Integrated care boards (ICBs) will lead in developing local apprenticeship strategies under the long-awaited NHS workforce plan.
Published today (30 June), the long-term plan puts heavy a focus on training new staff, with up to 16% of all training for clinical staff to be offered through apprenticeships by 2028, including more than 850 medical students.
This would include developing a new apprenticeship funding approach that ‘better supports employers with the cost of employing an apprentice’.
To this end, NHS England said it would support ICBs in developing their strategies to grow their own staff, address their workforce shortfalls and to maximise the changes to funding.
NHS England said in the report: ‘Local strategies would support quality apprenticeship programmes targeted at specific occupational shortages and skills gaps, and transformation across primary, community, mental health and acute care.

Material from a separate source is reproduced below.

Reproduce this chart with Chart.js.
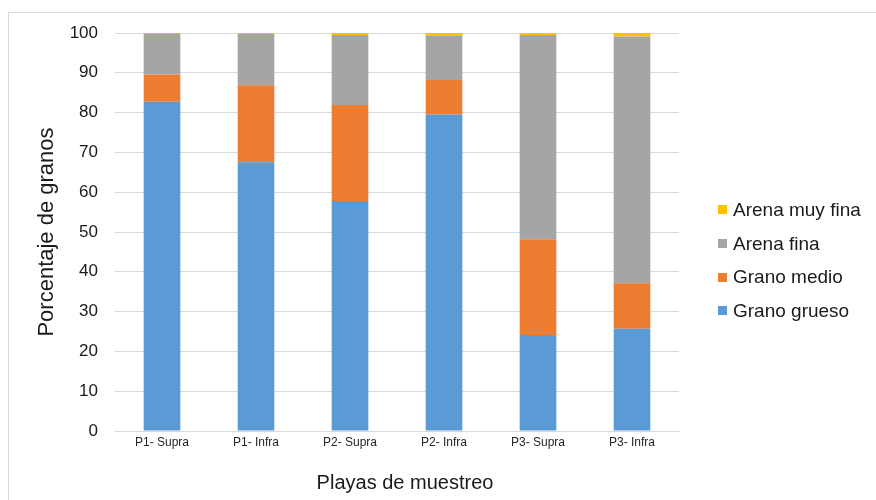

‘System-level working would help employers engage their local population, schools and colleges to improve access to apprenticeship programmes and maximise innovative approaches to delivery.’
ICBs’ workforce priorities will need to be set out in five-year joint forward plans, produced with their partner trusts, NHS England also said.
These forward plans will outline steps that must be taken to provide the necessary workforce and services to meet the population’s physical and mental health over the next five years.
They will serve as the ‘shared delivery plan’ for an ICS’ integrated care strategy, and will involve local authorities and voluntary, community and social enterprise organisations.
These plans must also include evidence-based policies to support staff who experience domestic abuse and sexual violence (DASV), which will include appointing a DASV lead.
UK estimates indicate that 2.4 million adults (one-in-20) experienced domestic abuse in 2021-22, with evidence indicating some healthcare staff are at greater risk than most.
Other headline announcements include:
- £2.4 billion to fund ‘additional education and training places over five years on top of existing funding commitments’
- The number of GP training places will be increased by 50% to 6,000 by 2031
- The number of medical school training places to double to 15,000 by 2031
- 24,000 more nurse and midwife training places by 2031.